Macron ampute le budget de la Défense de 850 millions
De deux choses l’une : ou bien le ministre du Budget Gérald Darmanin s’est avancé en donnant comme acquis une réduction du budget militaire non validé par le président de la République. Ou bien ce dernier fait lancer par le gouvernement une petite bombe destinée à faire savoir qu’en matière de défense, ses engagements visant à porter le budget à 2 % du PIB (contre 1,7 % aujourd’hui) ne seront pas tenus.
Dans Le Parisien du 11 juillet, Gérald Darmanin indique avoir « demandé au ministère de la Défense de tenir le budget qui a été voté en 2017 par le Parlement, ce qui entraîne une réduction des dépenses de 850 millions d’euros. (…) Le budget ne diminue pas, mais l’enveloppe votée devra être respectée. » La clé de ce discours se trouve à la fin : « Il faudra assurer le financement des opérations extérieures en trouvant des économies ailleurs. » La ministre des Armées, Florence Parly, qui joue ces jours-ci sa crédibilité auprès des militaires, a annulé mardi un déplacement à Mont-de-Marsan pour participer à des discussions gouvernementales sur le sujet.
Il n’est par définition jamais possible de définir précisément lors de la préparation du projet de loi de finances (PLF), voté à l’automne pour l’année suivante, ce que seront alors les besoins financiers des opérations extérieures (Opex). Concrètement, le budget de la Défense de l’année 2017 intègre 450 millions d’euros pour les Opex. Or en 2017, alors que cinq mois et demi restent à courir, ces budgets sont déjà engloutis puisqu’il faudra au total entre 1,2 et 1,3 milliard d’euros pour financer ces opérations. Différence : 850 millions d’euros. Précisément la somme que le ministre du Budget veut faire payer à sa collègue Florence Parly.
Depuis des décennies, Bercy exige que ces suppléments annuels récurrents soient supportés par les seules armées, qui doivent donc se battre en espérant que leur ministre aura le poids nécessaire. Ils ont souvent obtenu, mais pas toujours, que ce budget supplémentaire soit supporté par le budget général. C’est pour cette raison que l’article 4 de la dernière loi de programmation militaire stipule que les surcoûts des Opex « font l’objet d’un financement interministériel ».
L’affaire est si sérieuse qu’Emmanuel Macron alors candidat s’était précisément et explicitement exprimé sur le sujet en annonçant, le 18 mars 2017, une augmentation du budget militaire : « Ce budget atteindra, hors pensions et hors surcoûts Opex, plus de cinquante milliards d’euros en 2025, contre trente-deux en 2017. Mais je juge que cet effort est indispensable, mieux, qu’il est urgent. Nous ne pouvons pas attendre, en raison de l’environnement que j’ai décrit et des besoins de nos armées. Le renouvellement des forces de dissuasion, la modernisation des moyens militaires conventionnels, le comblement de certains déficits criants dans nos capacités rendent absolument indispensable cet effort. »
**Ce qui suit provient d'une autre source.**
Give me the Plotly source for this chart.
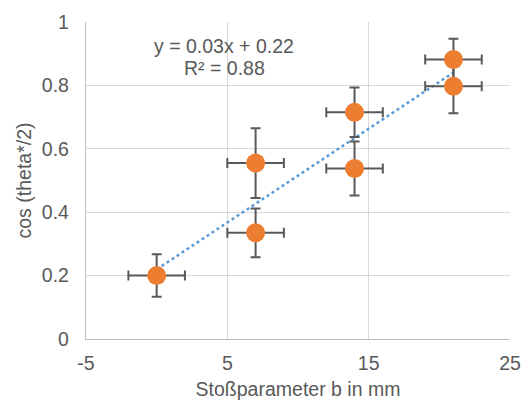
import numpy as np
import plotly.graph_objects as go

b_mm = [0, 7, 7, 14, 14, 21, 21]
cos_half_theta = [0.20, 0.555, 0.335, 0.715, 0.538, 0.882, 0.797]
err_x = [2, 2, 2, 2, 2, 2, 2]
err_y = [0.067, 0.11, 0.077, 0.078, 0.085, 0.065, 0.085]

x_ticks = [-5, 5, 15, 25]
x_tick_labels = ["-5", "5", "15", "25"]
y_ticks = [0, 0.2, 0.4, 0.6, 0.8, 1]
y_tick_labels = ["0", "0.2", "0.4", "0.6", "0.8", "1"]

slope, intercept = np.polyfit(b_mm, cos_half_theta, 1)
pred = np.polyval([slope, intercept], b_mm)
ss_res = np.sum((np.array(cos_half_theta) - pred) ** 2)
ss_tot = np.sum((np.array(cos_half_theta) - np.mean(cos_half_theta)) ** 2)
r2 = 1 - ss_res / ss_tot
x_fit = [min(b_mm), max(b_mm)]
y_fit = [slope * v + intercept for v in x_fit]

text_color = "#595959"
font_family = "Liberation Sans, Arial, sans-serif"

fig = go.Figure()
fig.add_trace(go.Scatter(
    x=x_fit, y=y_fit, mode="lines",
    line=dict(color="#5B9BD5", width=2.5, dash="dot"),
    showlegend=False, hoverinfo="skip",
))
fig.add_trace(go.Scatter(
    x=b_mm, y=cos_half_theta, mode="markers",
    marker=dict(color="#ED7D31", size=19, line=dict(width=0)),
    error_x=dict(type="data", array=err_x, color="#595959", thickness=2, width=5),
    error_y=dict(type="data", array=err_y, color="#595959", thickness=2, width=5),
    showlegend=False,
))

fig.add_annotation(x=4.77, y=0.923, xref="x", yref="y",
                   text=f"y = {slope:.2f}x + {intercept:.2f}", showarrow=False,
                   font=dict(size=19.5, color=text_color, family=font_family))
fig.add_annotation(x=4.77, y=0.854, xref="x", yref="y",
                   text=f"R² = {r2:.2f}", showarrow=False,
                   font=dict(size=19.5, color=text_color, family=font_family))

axis_common = dict(
    showgrid=True, gridcolor="#d9d9d9", gridwidth=1.3,
    showline=True, linecolor="#bfbfbf", linewidth=1.3,
    zeroline=False, mirror=False,
    ticks="outside", tickcolor="rgba(0,0,0,0)",
    tickfont=dict(size=19.5, color=text_color, family=font_family),
    automargin=False, ticklabeloverflow="allow",
)

fig.update_xaxes(range=[-5, 25], tickvals=x_ticks, ticktext=x_tick_labels, ticklen=6,
                 title=dict(text="Stoßparameter b in mm", standoff=9,
                            font=dict(size=19.5, color=text_color, family=font_family)),
                 **axis_common)
fig.update_yaxes(range=[0, 1], tickvals=y_ticks, ticktext=y_tick_labels, ticklen=12,
                 title=dict(text="cos (theta*/2)", standoff=5,
                            font=dict(size=19.5, color=text_color, family=font_family)),
                 **axis_common)

fig.update_layout(
    width=522, height=405,
    margin=dict(l=86, r=12, t=22, b=66, autoexpand=False),
    paper_bgcolor="white", plot_bgcolor="white",
    font=dict(family=font_family, color=text_color),
)

# remove the default 8px page margin so the figure fills the window exactly
fig.write_html(
    "out.html",
    config={"displayModeBar": False},
    post_script="document.body.style.margin='0';document.body.style.overflow='hidden';",
)
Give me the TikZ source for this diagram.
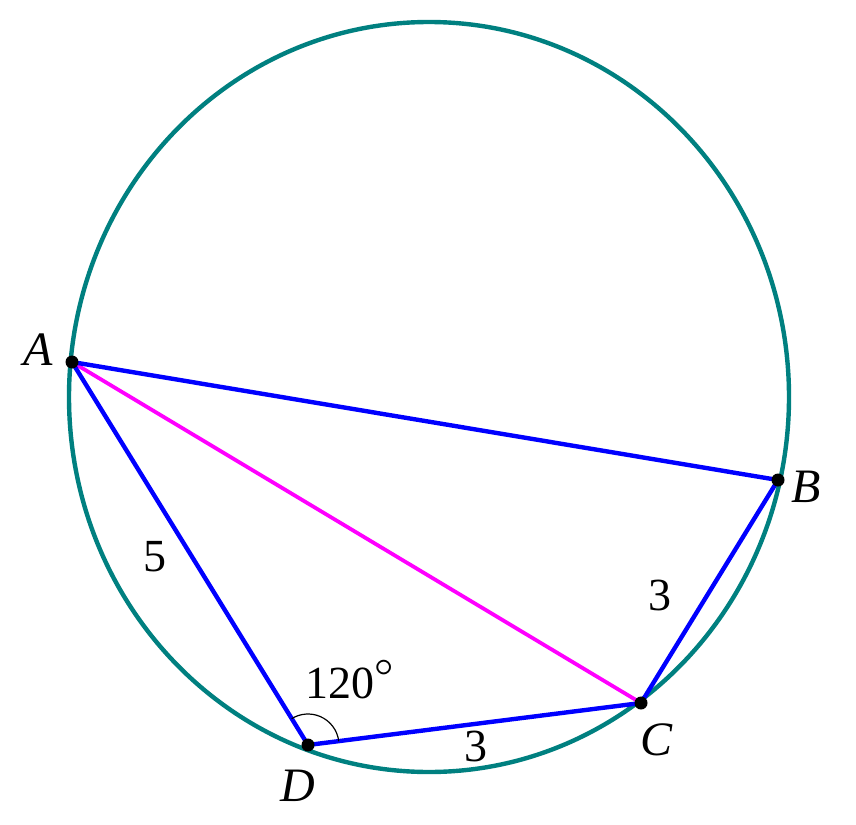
\documentclass[tikz,border=0pt]{standalone}
\usepackage{fontspec}
\setmainfont{Liberation Serif}
\newfontfamily\lmr{Latin Modern Roman}
\definecolor{circ}{RGB}{0,128,128}
\definecolor{seg}{RGB}{0,0,255}
\definecolor{diag}{RGB}{255,0,255}
\begin{document}
\begin{tikzpicture}[x=1pt,y=-1pt,
  lbl/.style={font=\fontsize{48}{54}\selectfont\itshape},
  num/.style={font=\fontsize{46}{54}\selectfont},
  dot/.style={circle,fill=black,inner sep=0pt,minimum size=13pt},
  side/.style={seg,line width=4.4pt},
  chord/.style={diag,line width=3.8pt}]
\useasboundingbox[fill=white] (0,0) rectangle (856,824);
\draw[circ,line width=4.4pt] (429,397) ellipse [x radius=360, y radius=375];
\coordinate (A) at (72,362);
\coordinate (B) at (778,480);
\coordinate (C) at (641,703);
\coordinate (D) at (308,745);
\draw[chord] (A) -- (C);
\draw[side] (A) -- (B) -- (C) -- (D) -- cycle;
\draw[black,line width=1.2pt] ([shift={(-7:31)}]D) arc[start angle=-7,end angle=-122,radius=31];
\node[dot] (dA) at (A) {};
\node[dot] (dB) at (B) {};
\node[dot] (dC) at (C) {};
\node[dot] (dD) at (D) {};
\node[lbl] (lA) at (38,350) {A};
\node[lbl] (lB) at (806,487) {B};
\node[lbl] (lC) at (656,740) {C};
\node[lbl] (lD) at (298,786) {D};
\node[num] (n5) at (155,557) {5};
\node[num] (n3a) at (660,595) {3};
\node[num] (n3b) at (476,746) {3};
\node[num,anchor=west] (n120) at (302,680) {120{\lmr\fontsize{56}{56}\selectfont °}};
\end{tikzpicture}
\end{document}
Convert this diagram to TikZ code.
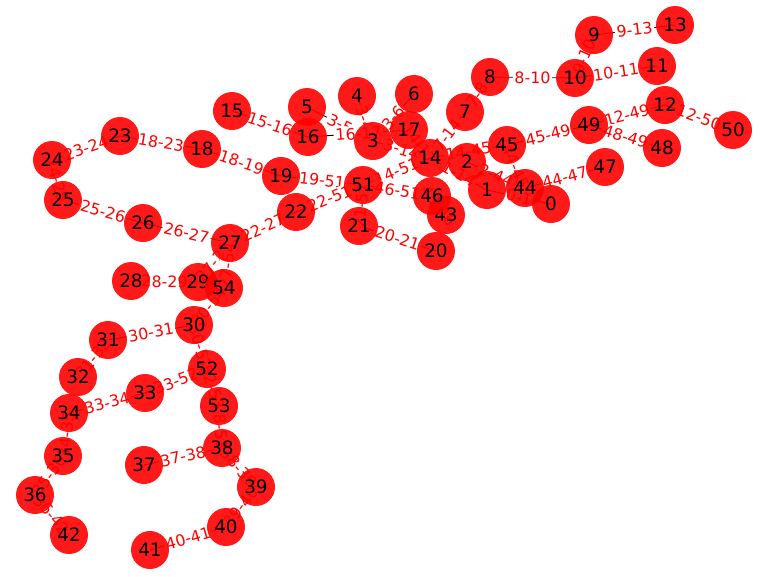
\documentclass[tikz,border=0pt]{standalone}
\usepackage{fontspec}
\setmainfont{DejaVu Sans}
\usetikzlibrary{backgrounds}

\begin{document}
\begin{tikzpicture}[x=0.02cm, y=-0.02cm,
    vertex/.style={circle, fill=red, fill opacity=0.9, text opacity=1, minimum size=0.76cm, inner sep=0pt, font=\fontsize{10.5}{12}\selectfont},
    link/.style={draw=black, line width=0.5pt},
    elabel/.style={sloped, fill=white, text=red, rounded corners=2pt, inner sep=1pt, font=\fontsize{9}{10}\selectfont}]
\useasboundingbox (0,0) rectangle (768,576);
% nodes
\node[vertex] (n0) at (551,204) {0};
\node[vertex] (n1) at (487,190) {1};
\node[vertex] (n2) at (467,162) {2};
\node[vertex] (n3) at (373,141) {3};
\node[vertex] (n4) at (357,96) {4};
\node[vertex] (n5) at (307,107) {5};
\node[vertex] (n6) at (414,94) {6};
\node[vertex] (n7) at (465,112) {7};
\node[vertex] (n8) at (490,77) {8};
\node[vertex] (n9) at (594,35) {9};
\node[vertex] (n10) at (575,78) {10};
\node[vertex] (n11) at (657,66) {11};
\node[vertex] (n12) at (665,105) {12};
\node[vertex] (n13) at (675,25) {13};
\node[vertex] (n14) at (430,158) {14};
\node[vertex] (n15) at (232,111) {15};
\node[vertex] (n16) at (308,137) {16};
\node[vertex] (n17) at (409,130) {17};
\node[vertex] (n18) at (202,149) {18};
\node[vertex] (n19) at (281,176) {19};
\node[vertex] (n20) at (436,251) {20};
\node[vertex] (n21) at (359,226) {21};
\node[vertex] (n22) at (296,212) {22};
\node[vertex] (n23) at (120,136) {23};
\node[vertex] (n24) at (52,160) {24};
\node[vertex] (n25) at (63,200) {25};
\node[vertex] (n26) at (143,223) {26};
\node[vertex] (n27) at (230,243) {27};
\node[vertex] (n28) at (131,281) {28};
\node[vertex] (n29) at (198,282) {29};
\node[vertex] (n30) at (194,325) {30};
\node[vertex] (n31) at (108,340) {31};
\node[vertex] (n32) at (78,377) {32};
\node[vertex] (n33) at (145,393) {33};
\node[vertex] (n34) at (69,413) {34};
\node[vertex] (n35) at (63,456) {35};
\node[vertex] (n36) at (35,495) {36};
\node[vertex] (n37) at (144,465) {37};
\node[vertex] (n38) at (222,448) {38};
\node[vertex] (n39) at (256,487) {39};
\node[vertex] (n40) at (226,527) {40};
\node[vertex] (n41) at (150,550) {41};
\node[vertex] (n42) at (69,535) {42};
\node[vertex] (n43) at (446,215) {43};
\node[vertex] (n44) at (525,188) {44};
\node[vertex] (n45) at (507,145) {45};
\node[vertex] (n46) at (432,196) {46};
\node[vertex] (n47) at (605,167) {47};
\node[vertex] (n48) at (662,148) {48};
\node[vertex] (n49) at (589,125) {49};
\node[vertex] (n50) at (733,130) {50};
\node[vertex] (n51) at (363,185) {51};
\node[vertex] (n52) at (207,369) {52};
\node[vertex] (n53) at (219,406) {53};
\node[vertex] (n54) at (224,288) {54};
% edges and their labels, under the nodes
\def\edgelist{0/1, 1/14, 2/44, 3/4, 3/5, 3/6, 3/14, 7/8, 7/14, 8/10, 9/10, 9/13, 10/11, 12/49, 12/50, 14/17, 14/45, 14/51, 15/16, 16/17, 18/19, 18/23, 19/51, 20/21, 21/51, 22/27, 22/51, 23/24, 24/25, 25/26, 26/27, 27/29, 27/54, 28/29, 30/31, 30/52, 30/54, 31/32, 33/34, 33/52, 34/35, 35/36, 36/42, 37/38, 38/39, 38/53, 39/40, 40/41, 43/46, 44/45, 44/47, 45/49, 46/51, 48/49, 52/53}
\begin{scope}[on background layer]
\foreach \a/\b in \edgelist
  \draw[link] (n\a.center) -- (n\b.center);
\foreach \a/\b in \edgelist
  \path (n\a.center) -- node[elabel] {\a-\b} (n\b.center);
\end{scope}
\end{tikzpicture}
\end{document}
Contrairement à ce que semblent penser les fonctionnaires de Bercy, les armées ne sont pas une vache à traire. Les Opex en cours sont conduites dans des conditions souvent très difficiles, les moyens engagés étant supérieurs d’un tiers aux capacités françaises prévues dans le « contrat opérationnel » des forces françaises. Les équipements sont en surchauffe, et les hommes aussi. À côté de matériels ultramodernes, des moyens souvent vétustes et sous-entretenus sont envoyés sur le terrain. Les membres du personnel sont épuisés et leurs entraînements ont été réduits. Leurs équipements individuels ne sont pas à la hauteur.
Réductions temporaires de capacité
Refuser que l’État prenne en charge le surcoût des Opex, pour les faire payer par le budget des armées, en leur imposant de régler sur leur substance les fameux 850 millions d’euros, n’est pas une petite affaire. 850 millions, c’est l’équivalent de 8 avions Rafale. Bercy a sa petite idée : il serait possible de mettre en place des réductions temporaires de capacité (RTC), prévues par la loi de programmation militaire. Mais de telles impasses militaires se payent un jour très cher sur le terrain, quand la France n’est plus en état de conduire les missions qu’elle souhaiterait mener.
Il va falloir choisir : soit les autorités politiques, président de la République et Premier ministre en tête, veulent poursuivre les engagements extérieurs français tout en maintenant les capacités militaires nationales à leur niveau actuel. Soit, comme ils en ont la possibilité, ils réduisent la voilure militaire française et cessent de l’engager au coup de sifflet, en tout temps et en tous lieux, comme ils le font actuellement.